Here are some tools for branding and marketing:

  • Business cards
  • Information sheets / brochures – This replaces traditional resume. My information sheet includes my bio, services I provide, and testimonials from clients. I do revise and update the information as needed and cater to a specific group. (Information Sheet Sample)
  • Portfolio – Printed, on-line, and on your electronic device you carry with you all the time.
  • Social media – Facebook, Twitter, and LinkedIn are three major social media websites.
  • Website / blog – I use my blog to express myself and establish my unique style.
  • Promotional gifts – I had my friend made me custom handmade soaps that matches my business card design and with the scent of my choice.
  • Email newsletters – I send out a list of industry events to designers on my mailing list. This is my way to stay in touch and showing I am interested in working with them.

Now, let me give you some general business tips & advice:

  • Invest in yourself & your business – I attend seminars and industry events whenever I can. It is important that my clients know I am up to date with what is going on.
  • Be a people person – No project is done by one person. You will need to be able to communicate and collaborate with others.
  • Be professional – It is important to be dependable and trustworthy.

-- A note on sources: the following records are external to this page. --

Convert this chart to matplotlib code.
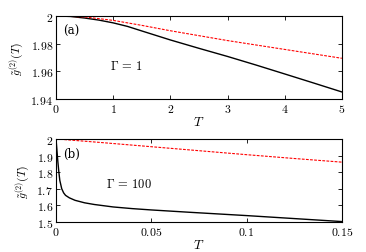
import matplotlib
matplotlib.use("Agg")
import matplotlib.pyplot as plt

plt.rcParams['mathtext.fontset'] = 'cm'
plt.rcParams['font.family'] = 'DejaVu Serif'

# Panel (a): Gamma = 1
Ta = [0, 0.25, 0.5, 0.75, 1, 1.25, 1.5, 2, 2.5, 3, 3.5, 4, 4.5, 5]
ga_black = [2.0, 1.99965, 1.9985, 1.9970, 1.9950, 1.99245, 1.98916, 1.98265,
            1.9766, 1.97072, 1.9645, 1.95807, 1.9516, 1.94506]
Ta_red = [0, 0.5, 1, 1.5, 2, 3, 4, 5]
ga_red = [2.0, 1.9993, 1.9968, 1.9932, 1.9893, 1.9822, 1.9758, 1.9694]

# Panel (b): Gamma = 100
Tb = [0, 0.0005, 0.001, 0.0015, 0.002, 0.003, 0.004, 0.005, 0.007, 0.01, 0.015,
      0.02, 0.03, 0.04, 0.05, 0.07, 0.1, 0.125, 0.15]
gb_black = [2.0, 1.93, 1.86, 1.80, 1.75, 1.70, 1.675, 1.66, 1.645, 1.63, 1.615,
            1.605, 1.59, 1.58, 1.572, 1.558, 1.538, 1.52, 1.502]
Tb_red = [0, 0.025, 0.05, 0.075, 0.1, 0.125, 0.15]
gb_red = [2.0, 1.977, 1.953, 1.929, 1.905, 1.882, 1.86]

xticks_a = [0, 1, 2, 3, 4, 5]
xlabels_a = ['0', '1', '2', '3', '4', '5']
yticks_a = [1.94, 1.96, 1.98, 2.0]
ylabels_a = ['1.94', '1.96', '1.98', '2']
xticks_b = [0, 0.05, 0.1, 0.15]
xlabels_b = ['0', '0.05', '0.1', '0.15']
yticks_b = [1.5, 1.6, 1.7, 1.8, 1.9, 2.0]
ylabels_b = ['1.5', '1.6', '1.7', '1.8', '1.9', '2']

fig = plt.figure(figsize=(3.66, 2.53), dpi=100)
axa = fig.add_axes([0.153, 0.605, 0.781, 0.328])
axb = fig.add_axes([0.153, 0.119, 0.781, 0.328])

fs = 8.5
red_ls = (0, (2.5, 1.2))

def style(ax, xt, xl, yt, yl):
    ax.set_xticks(xt)
    ax.set_xticklabels(['$' + s + '$' for s in xl], fontsize=fs)
    ax.set_yticks(yt)
    ax.set_yticklabels(['$' + s + '$' for s in yl], fontsize=fs)
    ax.tick_params(direction='in', top=True, right=True, length=3, width=0.6, pad=2)
    for sp in ax.spines.values():
        sp.set_linewidth(0.8)
    ax.set_xlabel('$T$', fontsize=fs + 1, labelpad=0)
    ax.set_ylabel(r'$\tilde{g}^{(2)}(T)$', fontsize=fs, labelpad=3)

axa.plot(Ta, ga_black, color='black', lw=1.0)
axa.plot(Ta_red, ga_red, color='red', lw=0.8, ls=red_ls)
axa.set_xlim(0, 5)
axa.set_ylim(1.94, 2.0)
style(axa, xticks_a, xlabels_a, yticks_a, ylabels_a)
axa.text(0.025, 0.78, '(a)', transform=axa.transAxes, fontsize=fs)
axa.text(0.19, 0.36, r'$\Gamma\,=\,1$', transform=axa.transAxes, fontsize=fs + 0.5)

axb.plot(Tb, gb_black, color='black', lw=1.0)
axb.plot(Tb_red, gb_red, color='red', lw=0.8, ls=red_ls)
axb.set_xlim(0, 0.15)
axb.set_ylim(1.5, 2.0)
style(axb, xticks_b, xlabels_b, yticks_b, ylabels_b)
axb.text(0.025, 0.78, '(b)', transform=axb.transAxes, fontsize=fs)
axb.text(0.175, 0.42, r'$\Gamma\,=\,100$', transform=axb.transAxes, fontsize=fs + 0.5)

fig.savefig('out.png', dpi=100)
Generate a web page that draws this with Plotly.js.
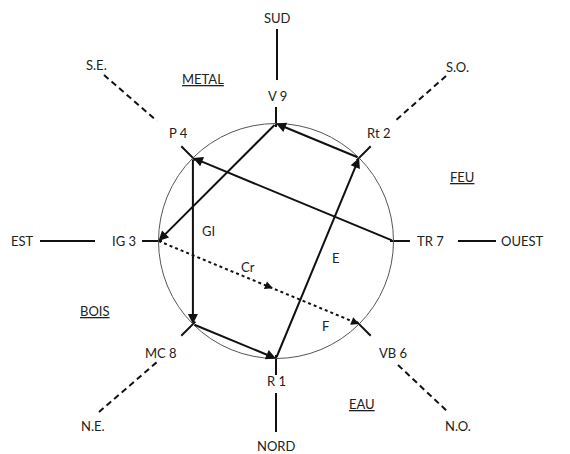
<!DOCTYPE html>
<html><head><meta charset="utf-8">
<script src="https://cdn.plot.ly/plotly-3.0.1.min.js"></script>
<style>html,body{margin:0;padding:0;background:#fff}</style>
</head><body><div id="chart" style="width:570px;height:454px"></div>
<script>
// ---- data ----
const nodeLabels = ['V 9', 'Rt 2', 'TR 7', 'VB 6', 'R 1', 'MC 8', 'IG 3', 'P 4'];
const nodeAngles = [90, 45, 0, -45, -90, -135, 180, 135];
const edgeFrom = ['R 1', 'Rt 2', 'V 9', 'TR 7', 'P 4', 'MC 8'];
const edgeTo   = ['Rt 2', 'V 9', 'IG 3', 'P 4', 'MC 8', 'R 1'];
const flowFrom = ['IG 3'];
const flowTo   = ['VB 6'];
const innerLabels = ['GI', 'Cr', 'E', 'F'];
const compassLabels = ['SUD', 'S.O.', 'OUEST', 'N.O.', 'NORD', 'N.E.', 'EST', 'S.E.'];
const compassDashed = [false, true, false, true, false, true, false, true];
const elementLabels = ['METAL', 'FEU', 'EAU', 'BOIS'];

// ---- geometry / layout ----
const R = 117.5, CX = 276, CY = 241, W = 570, H = 454;
const X = p => (p - CX) / R;
const Y = p => (CY - p) / R;
const node = {};
nodeLabels.forEach((n, i) => {
  const a = nodeAngles[i] * Math.PI / 180;
  node[n] = {x: Math.cos(a), y: Math.sin(a), a: a};
});
const nodeLabelPos = {'V 9':[277,96], 'Rt 2':[378,133], 'TR 7':[430,241], 'VB 6':[393,353],
  'R 1':[276,381], 'MC 8':[161,353], 'IG 3':[124,241], 'P 4':[178,133]};
const compassLabelPos = [[277,18],[457,67],[522,241],[458,426],[276,446],[93,426],[22,241],[96,65]];
const compassSeg = [[[277,29],[277,80]], [[446,76],[395,121]], [[458,241],[496,241]], [[398,365],[448,412]],
  [[276,393],[276,432]], [[99,412],[157,362]], [[40,241],[95,241]], [[104,75],[157,121]]];
const elementPos = [[203,79],[462,177],[362,404],[95,311]];
const innerPos = [[208,231],[248,267],[336,258],[325,326]];

const font = {family: 'Lato, "Open Sans", sans-serif', size: 13, color: '#222'};
const traces = [];
const annotations = [];

// ticks at nodes
const tx = [], ty = [];
nodeLabels.forEach(n => {
  const p = node[n];
  tx.push(p.x * 0.97, p.x * 1.14, null);
  ty.push(p.y * 0.97, p.y * 1.14, null);
});
traces.push({x: tx, y: ty, mode: 'lines', line: {color: '#111', width: 2}, hoverinfo: 'skip'});

// compass lines
const sx = [], sy = [], dx = [], dy = [];
compassSeg.forEach((s, i) => {
  const tgtx = compassDashed[i] ? dx : sx, tgty = compassDashed[i] ? dy : sy;
  tgtx.push(X(s[0][0]), X(s[1][0]), null);
  tgty.push(Y(s[0][1]), Y(s[1][1]), null);
});
traces.push({x: sx, y: sy, mode: 'lines', line: {color: '#111', width: 2}, hoverinfo: 'skip'});
traces.push({x: dx, y: dy, mode: 'lines', line: {color: '#111', width: 2, dash: '6px,4px'}, hoverinfo: 'skip'});

// dotted flow
flowFrom.forEach((f, i) => {
  const a = node[f], b = node[flowTo[i]];
  traces.push({x: [a.x, b.x], y: [a.y, b.y], mode: 'lines', line: {color: '#111', width: 2, dash: 'dot'}, hoverinfo: 'skip'});
  [0.57, 1.0].forEach(t => {
    const px = a.x + (b.x - a.x) * t, py = a.y + (b.y - a.y) * t;
    annotations.push({x: px, y: py, ax: px - (b.x - a.x) * 0.03, ay: py - (b.y - a.y) * 0.03,
      xref: 'x', yref: 'y', axref: 'x', ayref: 'y', text: '', showarrow: true,
      arrowhead: 2, arrowsize: 1, arrowwidth: 1.6, arrowcolor: '#111', standoff: 0});
  });
});

// solid arrows
edgeFrom.forEach((f, i) => {
  const a = node[f], b = node[edgeTo[i]];
  annotations.push({x: b.x, y: b.y, ax: a.x, ay: a.y, xref: 'x', yref: 'y', axref: 'x', ayref: 'y',
    text: '', showarrow: true, arrowhead: 2, arrowsize: 1, arrowwidth: 2, arrowcolor: '#111', standoff: 0});
});

// labels
const addText = (t, p) => annotations.push({x: X(p[0]), y: Y(p[1]), xref: 'x', yref: 'y', text: t,
  showarrow: false, font: font, xanchor: 'center', yanchor: 'middle'});
nodeLabels.forEach(n => addText(n, nodeLabelPos[n]));
compassLabels.forEach((t, i) => addText(t, compassLabelPos[i]));
elementLabels.forEach((t, i) => addText('<u>' + t + '</u>', elementPos[i]));
innerLabels.forEach((t, i) => addText(t, innerPos[i]));

const layout = {
  width: W, height: H, autosize: false,
  margin: {l: 0, r: 0, t: 0, b: 0},
  paper_bgcolor: '#fff', plot_bgcolor: '#fff',
  showlegend: false,
  xaxis: {range: [X(0), X(W)], visible: false, fixedrange: true},
  yaxis: {range: [Y(H), Y(0)], visible: false, fixedrange: true},
  shapes: [{type: 'circle', xref: 'x', yref: 'y', x0: -1, y0: -1, x1: 1, y1: 1,
    line: {color: '#555', width: 1}}],
  annotations: annotations,
  font: font
};
Plotly.newPlot('chart', traces, layout, {staticPlot: true, displayModeBar: false});
</script></body></html>
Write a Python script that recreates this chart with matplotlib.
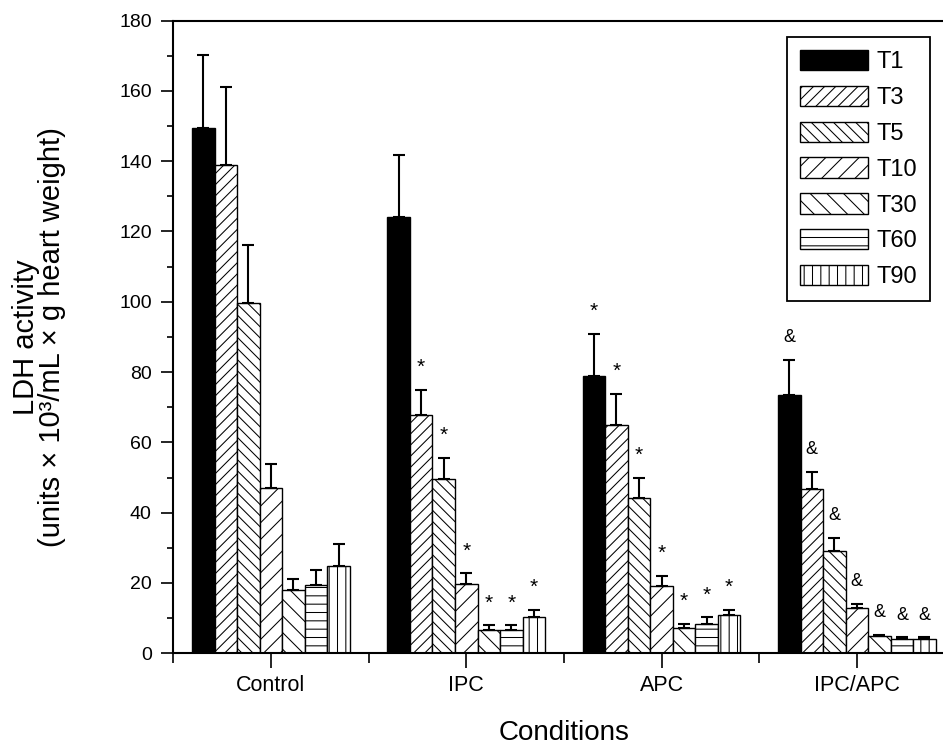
import numpy as np
import matplotlib
matplotlib.use("Agg")
import matplotlib.pyplot as plt

plt.rcParams['font.family'] = ['Liberation Sans', 'DejaVu Sans']
plt.rcParams['hatch.linewidth'] = 0.75

conditions = ["Control", "IPC", "APC", "IPC/APC"]
series = ["T1", "T3", "T5", "T10", "T30", "T60", "T90"]

# mean values per series (one value per condition)
T1 = [149.3, 124.1, 79.0, 73.4]
T3 = [138.9, 67.7, 64.8, 46.6]
T5 = [99.7, 49.5, 44.3, 29.0]
T10 = [47.0, 19.8, 19.1, 13.0]
T30 = [18.1, 6.5, 7.2, 4.9]
T60 = [19.4, 6.7, 8.4, 4.2]
T90 = [24.9, 10.2, 10.8, 4.2]

# upper error bars
T1_err = [21.0, 17.5, 11.9, 10.1]
T3_err = [22.2, 7.3, 9.0, 5.1]
T5_err = [16.4, 6.1, 5.6, 3.9]
T10_err = [6.8, 2.9, 3.0, 1.1]
T30_err = [2.9, 1.5, 1.2, 0.3]
T60_err = [4.2, 1.3, 1.8, 0.3]
T90_err = [6.1, 2.2, 1.6, 0.3]

# significance marks per series and condition
T1_mark = ["", "", "*", "&"]
T3_mark = ["", "*", "*", "&"]
T5_mark = ["", "*", "*", "&"]
T10_mark = ["", "*", "*", "&"]
T30_mark = ["", "*", "*", "&"]
T60_mark = ["", "*", "*", "&"]
T90_mark = ["", "*", "*", "&"]

values = [T1, T3, T5, T10, T30, T60, T90]
errors = [T1_err, T3_err, T5_err, T10_err, T30_err, T60_err, T90_err]
marks = [T1_mark, T3_mark, T5_mark, T10_mark, T30_mark, T60_mark, T90_mark]
hatches = [None, '///', '\\\\\\', '//', '\\\\', '--', '||']
faces = ['black'] + ['white'] * 6

fig = plt.figure(figsize=(9.43, 7.5), dpi=100)
W, H = 943, 750
ax = fig.add_axes([173.3 / W, 1 - 653.3 / H, (954.5 - 173.3) / W, (653.3 - 20.5) / H])

x = np.arange(len(conditions))
w = 0.1154
for i, (name, vals, errs, mk) in enumerate(zip(series, values, errors, marks)):
    pos = x + (i - 3) * w
    ax.bar(pos, vals, width=w, color=faces[i], edgecolor='black', linewidth=1.0,
           hatch=hatches[i], label=name, zorder=2)
    ax.errorbar(pos, vals, yerr=[np.zeros(len(errs)), errs], fmt='none',
                ecolor='black', elinewidth=1.5, capsize=4, capthick=1.5, zorder=3)
    for p, v, e, m in zip(pos, vals, errs, mk):
        if m:
            ax.annotate(m, (p, v + e), xytext=(0, 16), textcoords='offset points',
                        ha='center', va='center', fontsize=15 if m == '*' else 13)

ax.set_xlim(-0.5, 3.5)
ax.set_ylim(0, 180)
ax.set_yticks(np.arange(0, 181, 20))
ax.set_yticks(np.arange(0, 181, 10), minor=True)
ax.set_xticks(x)
ax.set_xticklabels(conditions)
ax.set_xticks(np.arange(-0.5, 3.6, 1.0), minor=True)

ax.tick_params(axis='y', which='major', direction='out', length=8.5, width=1.2, labelsize=14, pad=7)
ax.tick_params(axis='y', which='minor', direction='out', length=4, width=1.2)
ax.tick_params(axis='x', which='major', direction='out', length=10.8, width=1.2, labelsize=15.5, pad=5)
ax.tick_params(axis='x', which='minor', direction='out', length=7, width=1.2)

for s in ax.spines.values():
    s.set_linewidth(1.5)

ax.set_xlabel("Conditions", fontsize=20, labelpad=17)
ax.set_ylabel("LDH activity\n(units × 10³/mL × g heart weight)", fontsize=21, labelpad=38,
              linespacing=0.9)

leg = ax.legend(loc='upper right', bbox_to_anchor=(930 / W, 1 - 37 / H),
                bbox_transform=fig.transFigure, borderaxespad=0, fancybox=False,
                edgecolor='black', fontsize=17, handlelength=2.88, handleheight=0.95,
                labelspacing=0.53, handletextpad=0.35, borderpad=0.55, framealpha=1)
leg.get_frame().set_linewidth(1.3)

fig.savefig("out.png", dpi=100)
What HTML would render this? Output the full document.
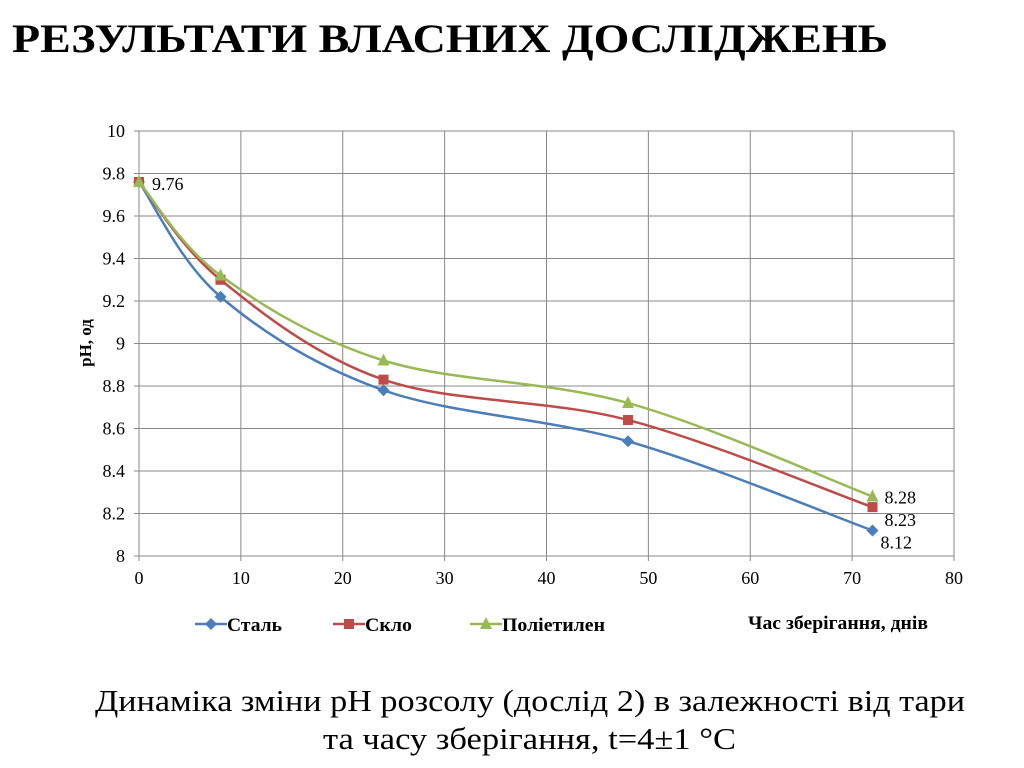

Your appearance also plays a big part. Remember, people don’t see you as just you. You are representation yourself, your company, your boss, and your colleagues.
  • Get support / join professional organizations / make friends – Belonging to an organization has been very beneficial for me. I also keep in touch with friends in the business to support and help each other.
  • Give back – Think about how much help you have received along the way, and give back however you can.